____ DATA FOR THE TASK

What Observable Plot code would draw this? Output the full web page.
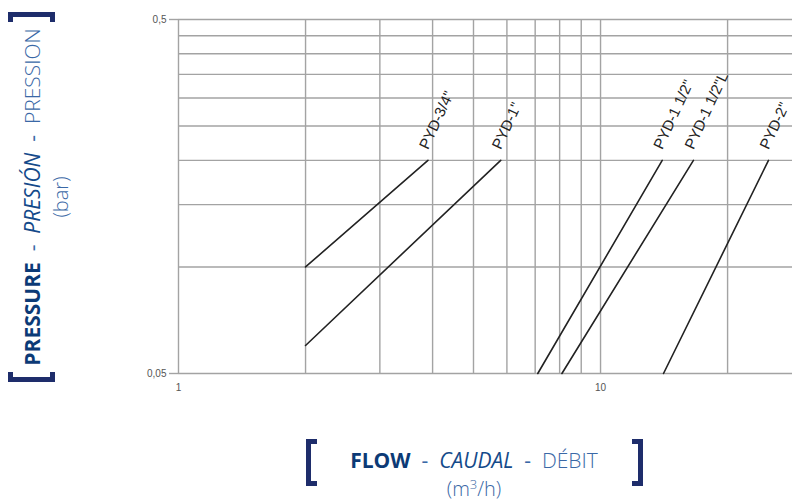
<!DOCTYPE html>
<html>
<head>
<meta charset="utf-8">
<script src="https://cdn.jsdelivr.net/npm/d3@7"></script>
<script src="https://cdn.jsdelivr.net/npm/@observablehq/plot@0.6"></script>
<style>
  html, body { margin: 0; padding: 0; background: #fff; }
  #wrap { position: relative; width: 792px; height: 501px; overflow: hidden; font-family: "Open Sans", sans-serif; }
  #chart svg { display: block; }
  .bold { font-weight: 700; color: #0c3a76; }
  .ital { font-style: italic; color: #144a8a; }
  .light { font-weight: 300; color: #3a68a6; }
  .dash { color: #3a68a6; }
  #xtitle { position: absolute; left: 274px; width: 400px; top: 445.85px; text-align: center; font-size: 21px; line-height: 28px; white-space: pre; }
  #ytitle { position: absolute; left: 45.85px; top: 197px; width: 440px; text-align: center; font-size: 21px; line-height: 28px; white-space: pre; transform: translate(-50%, -50%) rotate(-90deg); transform-origin: 50% 50%; }
  .unit { color: #3a68a6; font-weight: 300; font-size: 20px; }
  .unit sup { font-size: 13px; line-height: 0; vertical-align: 7px; }
  .brk { position: absolute; box-sizing: border-box; border: 5px solid #1e2d6b; }
</style>
</head>
<body>
<div id="wrap">
  <div id="chart"></div>
  <div id="ytitle"><span class="bold">PRESSURE</span><span class="dash">  -  </span><span class="ital">PRESIÓN</span><span class="dash">  -  </span><span class="light">PRESSION</span><br><span class="unit">(bar)</span></div>
  <div id="xtitle"><span class="bold">FLOW</span><span class="dash">  -  </span><span class="ital">CAUDAL</span><span class="dash">  -  </span><span class="light">DÉBIT</span><br><span class="unit">(m<sup>3</sup>/h)</span></div>
  <div class="brk" style="left:8px; top:12px; width:47px; height:10px; border-bottom:none;"></div>
  <div class="brk" style="left:8px; top:372px; width:47px; height:10px; border-top:none;"></div>
  <div class="brk" style="left:306px; top:439px; width:11px; height:47px; border-right:none;"></div>
  <div class="brk" style="left:632px; top:439px; width:11px; height:47px; border-left:none;"></div>
</div>
<script>
const series = ['PYD-3/4"', 'PYD-1"', 'PYD-1 1/2"', 'PYD-1 1/2"L', 'PYD-2"'];
const flowStart = [2, 2, 7.1, 8.1, 14.1];
const pressureStart = [0.1, 0.06, 0.05, 0.05, 0.05];
const flowEnd = [3.9, 5.8, 14.0, 16.6, 25.0];
const pressureEnd = [0.2, 0.2, 0.2, 0.2, 0.2];
const xGrid = [1, 2, 3, 4, 5, 6, 7, 8, 9, 10, 20];
const yGrid = [0.05, 0.1, 0.15, 0.2, 0.25, 0.3, 0.35, 0.4, 0.45, 0.5];
const xTicks = [1, 10];
const yTicks = [0.05, 0.5];
const xDomain = [1, 28.5];
const yDomain = [0.05, 0.5];

const rows = [];
series.forEach((s, i) => {
  rows.push({name: s, flow: flowStart[i], pressure: pressureStart[i]});
  rows.push({name: s, flow: flowEnd[i], pressure: pressureEnd[i]});
});
const ends = series.map((s, i) => ({name: s, flow: flowEnd[i], pressure: pressureEnd[i]}));
const fmt = d => String(d).replace(".", ",");
const grid = "#a3a3a3";

const plot = Plot.plot({
  width: 792,
  height: 400,
  marginLeft: 178,
  marginRight: 0,
  marginTop: 19,
  marginBottom: 27,
  style: {background: "transparent", fontFamily: "'Liberation Sans', Arial, sans-serif"},
  x: {type: "log", domain: xDomain},
  y: {type: "log", domain: yDomain},
  marks: [
    Plot.ruleX(xGrid, {stroke: grid, strokeWidth: 1.4}),
    Plot.ruleY(yGrid, {stroke: grid, strokeWidth: 1.4}),
    Plot.axisY(yTicks, {tickSize: 9, tickPadding: 3, tickFormat: fmt, stroke: grid, strokeWidth: 1.4, fill: "#555", fontSize: 10, label: null}),
    Plot.axisX(xTicks, {tickSize: 0, tickPadding: 10, tickFormat: fmt, fill: "#555", fontSize: 10, label: null}),
    Plot.line(rows, {x: "flow", y: "pressure", z: "name", stroke: "#222", strokeWidth: 1.6}),
    Plot.text(ends, {x: "flow", y: "pressure", text: "name", rotate: -65, textAnchor: "start", lineAnchor: "bottom", dy: -10, fontSize: 15, fill: "#222", fontFamily: "'Liberation Sans', Arial, sans-serif"})
  ]
});
document.getElementById("chart").appendChild(plot);
</script>
</body>
</html>
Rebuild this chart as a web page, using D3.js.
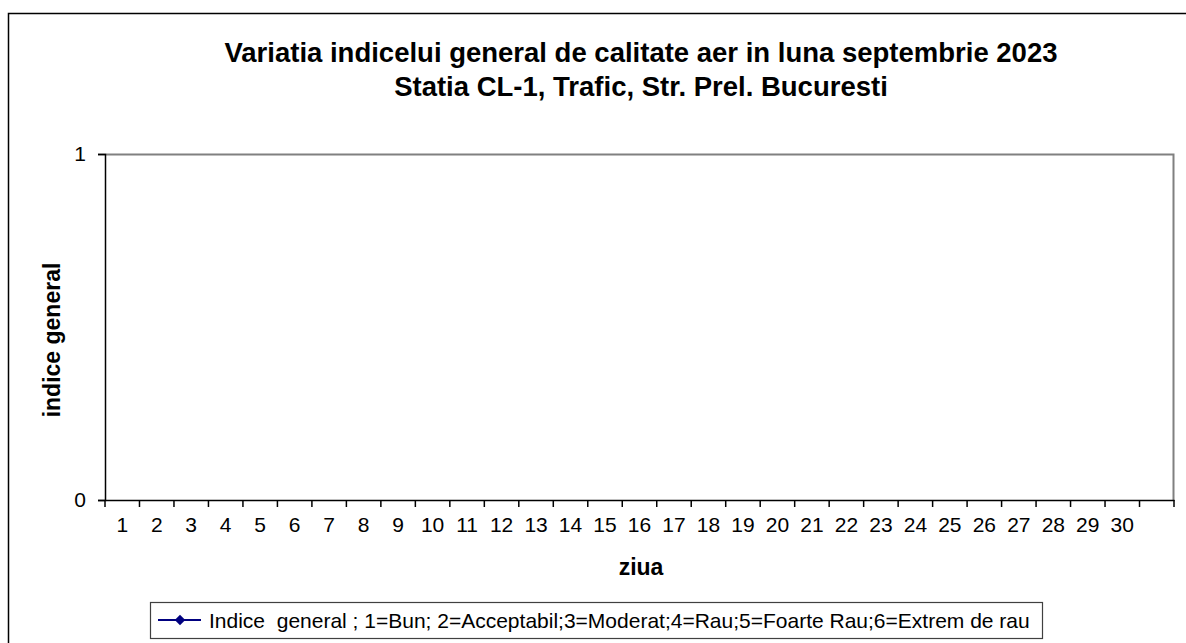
<!DOCTYPE html>
<html>
<head>
<meta charset="utf-8">
<script src="https://cdn.jsdelivr.net/npm/d3@7"></script>
<style>
  body { margin: 0; background: #fff; }
  text { font-family: "Liberation Sans", Arial, sans-serif; fill: #000; }
</style>
</head>
<body>
<script>
// zilele lunii (31 de sloturi pe axa, ultimul fara eticheta)
const days = d3.range(1, 32);
const dayLabels = days.map(d => d <= 30 ? String(d) : "");
// nu exista valori masurate in luna respectiva
const indexValues = days.slice(0, 30).map(d => null);
const yTicks = [0, 1];
const titleLines = [
  "Variatia indicelui general de calitate aer in luna septembrie 2023",
  "Statia CL-1, Trafic, Str. Prel. Bucuresti"
];
const legendText = "Indice  general ; 1=Bun; 2=Acceptabil;3=Moderat;4=Rau;5=Foarte Rau;6=Extrem de rau";

const width = 1186, height = 643;
const plot = {left: 105, right: 1174, top: 154, bottom: 500};

const svg = d3.select("body").append("svg")
  .attr("width", width)
  .attr("height", height);

// chenar exterior
svg.append("rect")
  .attr("x", 8.5).attr("y", 13.5)
  .attr("width", width + 20).attr("height", height + 20)
  .attr("fill", "none").attr("stroke", "#000").attr("stroke-width", 1.5);

const x = d3.scaleBand().domain(days).range([plot.left, plot.right]);
const y = d3.scaleLinear().domain([0, 1]).range([plot.bottom, plot.top]);

// cadru zona grafic (sus si dreapta gri)
svg.append("path")
  .attr("d", `M${plot.left},${plot.top + 0.5}H${plot.right - 0.5}V${plot.bottom}`)
  .attr("fill", "none").attr("stroke", "#808080").attr("stroke-width", 2);

// axa Y
const yAxis = svg.append("g").attr("transform", `translate(${plot.left},0)`)
  .call(d3.axisLeft(y).tickValues(yTicks).tickSize(7).tickPadding(12).tickFormat(d3.format("d")));
yAxis.select(".domain").attr("stroke", "#000").attr("stroke-width", 1.5);
yAxis.selectAll(".tick line").attr("stroke", "#000").attr("stroke-width", 1.5);
yAxis.selectAll("text").attr("font-size", 21).attr("font-family", "Liberation Sans, Arial, sans-serif");

// axa X: etichete centrate, gradatii intre categorii
const xAxis = svg.append("g").attr("transform", `translate(0,${plot.bottom})`)
  .call(d3.axisBottom(x).tickSize(0).tickPadding(17).tickFormat((d, i) => dayLabels[i]));
xAxis.select(".domain").attr("stroke", "#000").attr("stroke-width", 1.5);
xAxis.selectAll("text").attr("font-size", 21).attr("font-family", "Liberation Sans, Arial, sans-serif");
xAxis.selectAll(".edge").data(days.concat([32]))
  .join("line")
  .attr("x1", d => d <= 31 ? x(d) : plot.right)
  .attr("x2", d => d <= 31 ? x(d) : plot.right)
  .attr("y1", 0).attr("y2", 7)
  .attr("stroke", "#000").attr("stroke-width", 1.5);

// seria (goala)
const line = d3.line()
  .defined(d => d != null)
  .x((d, i) => x(days[i]) + x.bandwidth() / 2)
  .y(d => y(d));
svg.append("path").datum(indexValues)
  .attr("d", line).attr("fill", "none").attr("stroke", "#000080").attr("stroke-width", 2);

// titlu
svg.append("text")
  .attr("x", 641).attr("y", 62)
  .attr("text-anchor", "middle").attr("font-size", 27.5).attr("font-weight", "bold")
  .selectAll("tspan").data(titleLines).join("tspan")
  .attr("x", 641).attr("dy", (d, i) => i === 0 ? 0 : 34)
  .text(d => d);

// titluri axe
svg.append("text")
  .attr("x", 641).attr("y", 575)
  .attr("text-anchor", "middle").attr("font-size", 23).attr("font-weight", "bold")
  .text("ziua");
svg.append("text")
  .attr("transform", "translate(60,340) rotate(-90)")
  .attr("text-anchor", "middle").attr("font-size", 23).attr("font-weight", "bold")
  .text("indice general");

// legenda
const legend = svg.append("g");
legend.append("rect")
  .attr("x", 150.5).attr("y", 602.5).attr("width", 892).attr("height", 36)
  .attr("fill", "#fff").attr("stroke", "#404040").attr("stroke-width", 1.2);
legend.append("line")
  .attr("x1", 158).attr("x2", 201).attr("y1", 620).attr("y2", 620)
  .attr("stroke", "#000080").attr("stroke-width", 2);
legend.append("path")
  .attr("d", d3.symbol(d3.symbolDiamond2, 70)())
  .attr("transform", "translate(180,620)")
  .attr("fill", "#000080");
legend.append("text")
  .attr("x", 209).attr("y", 628)
  .attr("font-size", 21)
  .style("white-space", "pre")
  .text(legendText);
</script>
</body>
</html>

________

EXERCISE TASK — Leave the pictures out and print, exactly as written, every line from the one holding "Rebuild this chart" down to the one holding "general ; 1=Bun;", both of those included.

SOLUTION TO THIS PROBLEM —
Rebuild this chart as a web page, using D3.js.
<!DOCTYPE html>
<html>
<head>
<meta charset="utf-8">
<script src="https://cdn.jsdelivr.net/npm/d3@7"></script>
<style>
  body { margin: 0; background: #fff; }
  text { font-family: "Liberation Sans", Arial, sans-serif; fill: #000; }
</style>
</head>
<body>
<script>
// zilele lunii (31 de sloturi pe axa, ultimul fara eticheta)
const days = d3.range(1, 32);
const dayLabels = days.map(d => d <= 30 ? String(d) : "");
// nu exista valori masurate in luna respectiva
const indexValues = days.slice(0, 30).map(d => null);
const yTicks = [0, 1];
const titleLines = [
  "Variatia indicelui general de calitate aer in luna septembrie 2023",
  "Statia CL-1, Trafic, Str. Prel. Bucuresti"
];
const legendText = "Indice  general ; 1=Bun; 2=Acceptabil;3=Moderat;4=Rau;5=Foarte Rau;6=Extrem de rau";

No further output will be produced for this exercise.